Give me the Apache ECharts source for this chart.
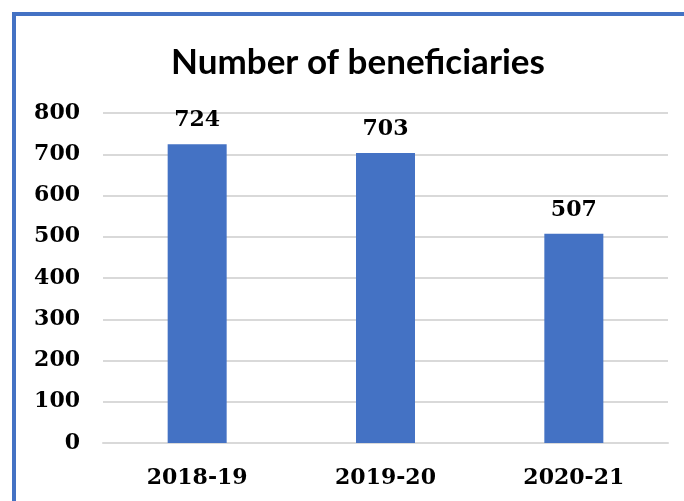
<!DOCTYPE html>
<html>
<head>
<meta charset="utf-8">
<script src="https://cdn.jsdelivr.net/npm/echarts@6/dist/echarts.min.js"></script>
<style>
html,body{margin:0;padding:0;background:#fff;}
#chart{width:684px;height:501px;}
</style>
</head>
<body>
<div id="chart"></div>
<script>
const categories = ["2018-19", "2019-20", "2020-21"];
const beneficiaries = [724, 703, 507];
const yTicks = [0, 100, 200, 300, 400, 500, 600, 700, 800];
const titleText = "Number of beneficiaries";

const chart = echarts.init(document.getElementById('chart'));
const serifBold = { fontFamily: 'DejaVu Serif', fontWeight: 'bold', fontSize: 22, color: '#000' };
chart.setOption({
  animation: false,
  backgroundColor: '#fff',
  title: {
    text: titleText,
    left: 353, top: 40, textAlign: 'center',
    textStyle: { fontFamily: 'Lato', fontWeight: 'bold', fontSize: 35, color: '#000' }
  },
  graphic: [
    { type: 'rect', shape: { x: 12, y: 12, width: 700, height: 4 }, style: { fill: '#4472C4' } },
    { type: 'rect', shape: { x: 12, y: 12, width: 4, height: 500 }, style: { fill: '#4472C4' } }
  ],
  grid: { left: 103, right: 16, top: 113, bottom: 58, containLabel: false },
  xAxis: {
    type: 'category', data: categories,
    axisLine: { show: true, lineStyle: { color: '#d9d9d9', width: 2 } },
    axisTick: { show: false },
    axisLabel: Object.assign({ margin: 24 }, serifBold)
  },
  yAxis: {
    type: 'value', min: yTicks[0], max: yTicks[yTicks.length - 1], interval: 100,
    axisLine: { show: false }, axisTick: { show: false },
    splitLine: { lineStyle: { color: '#d9d9d9', width: 2 } },
    axisLabel: Object.assign({ margin: 23 }, serifBold)
  },
  series: [{
    type: 'bar', data: beneficiaries, barWidth: 59,
    itemStyle: { color: '#4472C4' },
    label: Object.assign({ show: true, position: 'top', distance: 13 }, serifBold)
  }]
});
</script>
</body>
</html>
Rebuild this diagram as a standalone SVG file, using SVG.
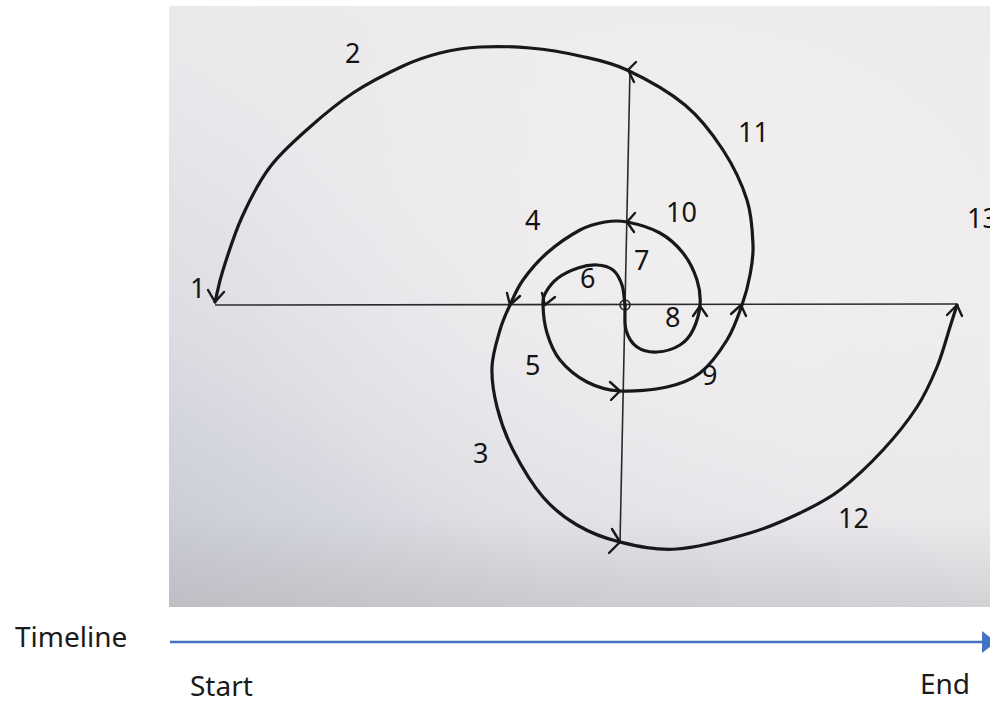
<svg xmlns="http://www.w3.org/2000/svg" width="990" height="706" viewBox="0 0 990 706">
<defs>
<linearGradient id="bg1" x1="0" y1="1" x2="0.65" y2="0.25">
<stop offset="0" stop-color="#c4c6cf"/>
<stop offset="0.35" stop-color="#dcdde3"/>
<stop offset="0.7" stop-color="#eae8eb"/>
<stop offset="1" stop-color="#eeebed"/>
</linearGradient>
<radialGradient id="bg2" cx="0.62" cy="0.42" r="0.55">
<stop offset="0" stop-color="#f3f0f1" stop-opacity="0.7"/>
<stop offset="1" stop-color="#f3f0f1" stop-opacity="0"/>
</radialGradient>
<linearGradient id="bg3" x1="0" y1="0" x2="0" y2="1">
<stop offset="0.85" stop-color="#b6b2b6" stop-opacity="0"/>
<stop offset="1" stop-color="#b6b2b6" stop-opacity="0.4"/>
</linearGradient>
<style>
.curve{fill:none;stroke:#18181a;stroke-width:3.2;stroke-linecap:round;stroke-linejoin:round}
.axis{fill:none;stroke:#2a2a2c;stroke-width:1.6}
.head{fill:none;stroke:#18181a;stroke-width:2.4;stroke-linecap:round;stroke-linejoin:round}
.lbl{font-family:"Noto Sans","Open Sans","Liberation Sans",sans-serif;font-size:27px;fill:#141414}
.tl{font-family:"Noto Sans","Open Sans","Liberation Sans",sans-serif;font-size:28px;fill:#1a1a1a}
</style>
</defs>
<rect x="0" y="0" width="990" height="706" fill="#ffffff"/>
<g id="photo">
<rect x="169" y="6" width="821" height="601" fill="url(#bg1)"/>
<rect x="169" y="6" width="821" height="601" fill="url(#bg2)"/>
<rect x="169" y="6" width="821" height="601" fill="url(#bg3)"/>
</g>
<g id="axes">
<path class="axis" d="M215,305 L957,304"/>
<path class="axis" d="M630,70 L620,543"/>
<circle cx="625" cy="305" r="5" fill="none" stroke="#2a2a2c" stroke-width="1.6"/>
</g>
<g id="connectors">
<path id="spiral-outer" class="curve" d="M625,305 C624,298.3 624,290.8 622,285 C620,279.2 617.2,273.3 613,270 C608.8,266.7 602.8,265.3 597,265 C591.2,264.7 584.5,265.8 578,268 C571.5,270.2 563.3,274 558,278 C552.7,282 548.5,287.5 546,292 C543.5,296.5 542.8,298.2 543,305 C543.2,311.8 544.2,323.8 547,333 C549.8,342.2 553.3,351.8 560,360 C566.7,368.2 577,376.8 587,382 C597,387.2 606.7,390.2 620,391 C633.3,391.8 653.7,390 667,387 C680.3,384 690,380.8 700,373 C710,365.2 720,351.3 727,340 C734,328.7 738.2,315.8 742,305 C745.8,294.2 748.2,285 750,275 C751.8,265 753.5,257.5 753,245 C752.5,232.5 752,215.8 747,200 C742,184.2 733.3,165.8 723,150 C712.7,134.2 701,118.3 685,105 C669,91.7 644.5,78.2 627,70 C609.5,61.8 596.2,59.7 580,56 C563.8,52.3 546.7,49.5 530,48 C513.3,46.5 495,46.2 480,47 C465,47.8 452.8,49.8 440,53 C427.2,56.2 417.5,59.3 403,66 C388.5,72.7 368.5,82.8 353,93 C337.5,103.2 323.8,114.7 310,127 C296.2,139.3 281.3,152 270,167 C258.7,182 249.8,199.8 242,217 C234.2,234.2 227.5,255.8 223,270 C218.5,284.2 217.7,291.3 215,302"/>
<path id="spiral-inner" class="curve" d="M625,305 C625.3,313.3 624,323 626,330 C628,337 631.8,343.3 637,347 C642.2,350.7 649.8,352.3 657,352 C664.2,351.7 674,348.7 680,345 C686,341.3 689.7,336.7 693,330 C696.3,323.3 699.3,313.3 700,305 C700.7,296.7 699.8,288.7 697,280 C694.2,271.3 689.2,260.8 683,253 C676.8,245.2 669.3,238.2 660,233 C650.7,227.8 636.2,223.8 627,222 C617.8,220.2 612.8,220.7 605,222 C597.2,223.3 589.7,224.8 580,230 C570.3,235.2 556.5,244.7 547,253 C537.5,261.3 529.2,271.3 523,280 C516.8,288.7 513.8,296.7 510,305 C506.2,313.3 503,319.7 500,330 C497,340.3 492.5,354.2 492,367 C491.5,379.8 493.5,393.2 497,407 C500.5,420.8 505.3,435 513,450 C520.7,465 532.3,484.5 543,497 C553.7,509.5 564.2,517.5 577,525 C589.8,532.5 603.3,538 620,542 C636.7,546 655.3,550.5 677,549 C698.7,547.5 729.5,539 750,533 C770.5,527 785,520.2 800,513 C815,505.8 826.2,500.5 840,490 C853.8,479.5 870.2,463.8 883,450 C895.8,436.2 908,420.8 917,407 C926,393.2 931.5,380.3 937,367 C942.5,353.7 946.7,337.3 950,327 C953.3,316.7 954.7,312.3 957,305"/>
<g id="arrowheads">
<path class="head" d="M208,290 L215,302 L224,292"/>
<path class="head" d="M636,62 L628,70 L634,82"/>
<path class="head" d="M635,213 L627,222 L634,232"/>
<path class="head" d="M507,293 L510,305 L520,296"/>
<path class="head" d="M542,293 L545,305 L555,297"/>
<path class="head" d="M610,382 L620,391 L611,400"/>
<path class="head" d="M612,529 L620,542 L609,553"/>
<path class="head" d="M693,316 L700,306 L707,316"/>
<path class="head" d="M731,314 L741,305 L746,316"/>
<path class="head" d="M947,315 L957,305 L962,316"/>
</g>
</g>
<g id="labels">
<text class="lbl" x="190" y="298">1</text>
<text class="lbl" x="345" y="63">2</text>
<text class="lbl" x="473" y="463">3</text>
<text class="lbl" x="525" y="230">4</text>
<text class="lbl" x="525" y="375">5</text>
<text class="lbl" x="580" y="288">6</text>
<text class="lbl" x="634" y="270">7</text>
<text class="lbl" x="665" y="327">8</text>
<text class="lbl" x="702" y="385">9</text>
<text class="lbl" x="666" y="222">10</text>
<text class="lbl" x="738" y="142">11</text>
<text class="lbl" x="838" y="528">12</text>
<text class="lbl" x="967" y="228">13</text>
</g>
<g id="timeline">
<line x1="170" y1="642" x2="984" y2="642" stroke="#4472c4" stroke-width="2.5"/>
<polygon points="982,631 996,642 982,653" fill="#4472c4"/>
<text class="tl" x="15" y="647">Timeline</text>
<text class="tl" x="190" y="696">Start</text>
<text class="tl" x="920" y="694">End</text>
</g>
</svg>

_ _ _ _ _ _ _

» **STATED GOAL**
Look through the data and show every line containing "this".

» **EXERCISE SOLUTION**
Give me the Apache ECharts source for this chart.
Rebuild this diagram as a standalone SVG file, using SVG.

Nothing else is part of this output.